Future Echoes aired at a time when the wasn’t an established hit.
It was a bleak premise where Lister is lost deep in space, humanity is (likely) extinct, and one of the lead characters in Rimmer is dead from the first episode. Despite all that, the clever and witty writing turned this weird premise into a big hit. In the UK and over in America, too.
Similar themes were explored in season 2, with the Stasis Leak episode arguably one of the very best Red Dwarf episodes. A mixture of humour, pathos, and a sense of lingering sadness for Rimmer’s destiny (it aired in September 1988).
As kids watching back in the late 1980s, all the science stuff went over our heads. But we did accept it all without question, the strange sci-fi show with its habit of massive around with time and physics concepts.
Series 3 also began with another time-based thingy in Backwards. Aired in November 1989, this was a sign the series was evolving as it took on better production values and a more expansive take on its ideas. The episode is about an alternate Earth where time runs backwards, where Rimmer capitalises on his forwardness to wow the public with a freakshow stage act etc.
It all culminates in a backwards barroom brawl that’s pretty iconic.
Below, you can see Rob Grant discuss the episode and its direction at the BFI in 2020.
Looking back, Grant and Naylor were very keen to explore time dilation.Β In series 4, there’s an episode called White Hole. A hypothetical region of spacetime, and the opposite of a black hole, this thing spews time out into the universe creating confusion for the characters.
Central to all these ideas is that cast of characters.
Lister, Rimmer, and the Cat (Danny John Jules) don’t have any clue what’s going on, so rely on the android Kryten (Robert Llewellyn) to break down the concepts into understandable information. Around that, Kryten is a fusspot of an android who Lister encourages to break its programming and become more free-spirted and less obsessed with cleaning.
There’s also the supercomputer Holly, who has computer senility and is capable of feats of extreme genius, whilst also being hopelessly idiotic and unreliable.
A lot going on, then, but masterfully written by Grant and Naylor. The super writing duo from the Manchester who created an unexpected cultural phenomenon.
Marooned: Cosmic Solitude as Mainstream Family Viewing
After Red Dwarf took off, Grant and Naylor didn’t back off with exploring existential themes of colossal loneliness. If anything, the show became even more comically bleak with each passing season.
In the episode Marooned in series 3, Lister and Rimmer are left stranded on an ice planet. It’s a masterclass in great writing, a 30-minute episode based almost entirely around a conversation between Rimmer and Lister. There are echoes of Beckett’s Waiting for Godot at play, with the script occasionally going into comical farce to great effect.
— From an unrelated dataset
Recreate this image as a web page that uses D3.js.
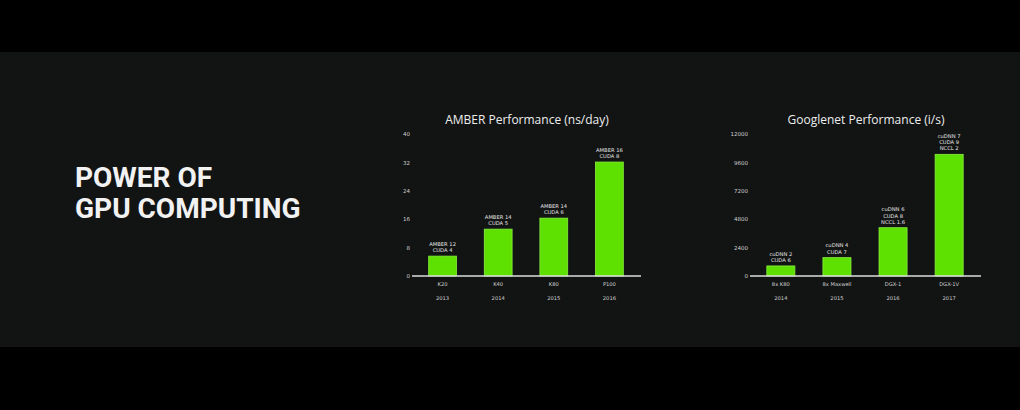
<!DOCTYPE html>
<html><head><meta charset="utf-8">
<script src="https://cdn.jsdelivr.net/npm/d3@7"></script>
<style>body{margin:0;background:#000;}svg{display:block;}</style>
</head><body>
<svg id="c" width="1020" height="410"></svg>
<script>
const amberCats = ["K20","K40","K80","P100"];
const amberYears = ["2013","2014","2015","2016"];
const amberVals = [5.6, 13.2, 16.3, 32.1];
const amberLabels = [["AMBER 12","CUDA 4"],["AMBER 14","CUDA 5"],["AMBER 14","CUDA 6"],["AMBER 16","CUDA 8"]];
const amberTicks = [0,8,16,24,32,40];

const gnCats = ["8x K80","8x Maxwell","DGX-1","DGX-1V"];
const gnYears = ["2014","2015","2016","2017"];
const gnVals = [850, 1550, 4080, 10280];
const gnLabels = [["cuDNN 2","CUDA 6"],["cuDNN 4","CUDA 7"],["cuDNN 6","CUDA 8","NCCL 1.6"],["cuDNN 7","CUDA 9","NCCL 2"]];
const gnTicks = [0,2400,4800,7200,9600,12000];

const svg = d3.select("#c");
svg.append("rect").attr("x",0).attr("y",52).attr("width",1020).attr("height",295).attr("fill","#121414");

const title = svg.append("text").attr("font-family","Roboto, 'DejaVu Sans', sans-serif")
  .attr("font-weight","bold").attr("font-size",28).attr("fill","#f2f2f2");
title.append("tspan").attr("x",75).attr("y",187).text("POWER OF");
title.append("tspan").attr("x",75).attr("y",218).text("GPU COMPUTING");

function chart(opts){
  const {x0,x1,cats,years,vals,labels,ticks,ttl} = opts;
  const y = d3.scaleLinear().domain([0,ticks[ticks.length-1]]).range([276,134]);
  const x = d3.scaleBand().domain(cats).range([x0,x1]).paddingInner(0.5).paddingOuter(0.3);
  const g = svg.append("g");
  g.append("text").attr("x",(x0+x1)/2+1).attr("y",124).attr("text-anchor","middle")
    .attr("font-family","'Open Sans', 'DejaVu Sans', sans-serif").attr("font-size",12).attr("fill","#eeeeee").text(ttl);
  const ax = d3.axisLeft(y).tickValues(ticks).tickSize(0).tickPadding(0).tickFormat(d3.format("d"));
  const ag = g.append("g").attr("transform",`translate(${x0-2},0)`).call(ax);
  ag.select(".domain").remove();
  ag.selectAll("text").attr("fill","#cfcfcf").attr("font-size",5.5).attr("font-family","'DejaVu Sans', sans-serif");
  g.selectAll("rect.bar").data(vals).enter().append("rect").attr("class","bar")
    .attr("x",(d,i)=>x(cats[i])).attr("width",x.bandwidth())
    .attr("y",d=>y(d)).attr("height",d=>y(0)-y(d))
    .attr("fill","#5ee000").attr("stroke","#8af040").attr("stroke-width",0.8);
  g.append("line").attr("x1",x0).attr("x2",x1+1).attr("y1",y(0)).attr("y2",y(0))
    .attr("stroke","#dddddd").attr("stroke-width",1.3);
  vals.forEach((v,i)=>{
    const lb = labels[i];
    const cx = x(cats[i])+x.bandwidth()/2;
    lb.forEach((s,j)=>{
      g.append("text").attr("x",cx).attr("y",y(v)-4-(lb.length-1-j)*6.2).attr("text-anchor","middle")
        .attr("font-family","'DejaVu Sans', sans-serif").attr("font-size",5.2).attr("fill","#e6e6e6").text(s);
    });
    g.append("text").attr("x",cx).attr("y",286).attr("text-anchor","middle")
      .attr("font-family","'DejaVu Sans', sans-serif").attr("font-size",5.2).attr("fill","#d0d0d0").text(cats[i]);
    g.append("text").attr("x",cx).attr("y",300).attr("text-anchor","middle")
      .attr("font-family","'DejaVu Sans', sans-serif").attr("font-size",5.2).attr("fill","#d0d0d0").text(years[i]);
  });
}
chart({x0:412,x1:640,cats:amberCats,years:amberYears,vals:amberVals,labels:amberLabels,ticks:amberTicks,ttl:"AMBER Performance (ns/day)"});
chart({x0:750,x1:980,cats:gnCats,years:gnYears,vals:gnVals,labels:gnLabels,ticks:gnTicks,ttl:"Googlenet Performance (i/s)"});
</script>
</body></html>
The episode explores the unusual relationship between the two characters. The classic odd couple barely able to stand each other, but forced to endure the relationship as everyone else is dead.
Lister and, in particular, Rimmer are very flawed individuals. Rimmer’s pomposity and neuroses are on full display. The man is already dead, yet his hologrammatic state still brings with it all his paranoia and self-aggrandisation. Chris Barrie doesn’t get enough credit for his portrayal, with Rimmer arguably the most important cast member.
It’s his Machiavellian style behaviour that seems to fuel the need for survival amongst everyone else. He does also have his moments of heroism, as famously shown in season 6’s finale when he attempts to save the crew.
Again, it’s tribute to Grant and Naylor’s excellent and expansive writing that they could take these characters, some slovenly and others OCD, and breathe life into them. They remain enduringly popular and the show is destined for eternal cult classic status, still somehow way ahead of its time.